Review your quarterly donor acquisition reports to confirm whether your simplified visuals align with perception measures such as ‘trustworthiness’ and ‘ease of understanding’. A non-intrusive two-question post-donation survey embedded in the thank-you email can yield these insights. When 60% or more respondents describe the message as ‘clear’, your minimalism level is optimal. Anything lower indicates over-editing and loss of emotional warmth.

Integrating Minimalist Branding Across Channels

Minimalism gains potency when applied consistently across web, social, and events. In social media, use single-image storytelling—one image, one stat, one short caption. Engagement rates can improve by 25% when posts feature unbranded photography and a strong numerical hook. Use that approach in ads and direct mail, linking visual restraint with authenticity. The rule: one message per medium.

For events, replace cluttered backdrops with simple color washes and a single campaign tagline. Attendees associate less décor with higher purpose allocation, subtly reinforcing fiscal transparency. Train your staff to carry the minimalist mindset into speechwriting, event emails, and donor packets. Every extra design flourish should require justification through measurable performance data.

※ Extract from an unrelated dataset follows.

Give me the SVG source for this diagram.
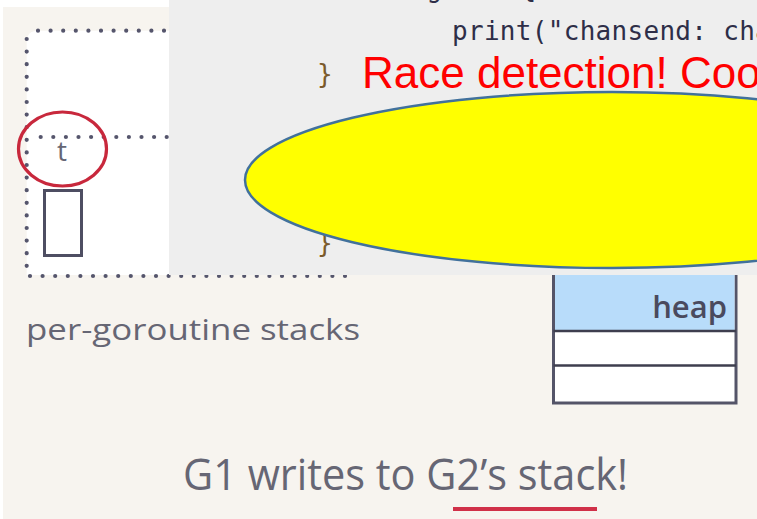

When Less Truly Becomes More in Nonprofit Growth

Minimalist branding isn’t an aesthetic trend—it’s a conversion discipline. It sharpens emotional focus, enhances donor cognition, and increases message retention without extra spend. Within nonprofit marketing, success doesn’t come from adding new tactics but from refining relevance. Every removed filler word, redundant image, or diluted message recovers seconds of donor attention—the most valuable resource you have. When you make simplicity synonymous with trust, you create the conditions where less design truly delivers more impact.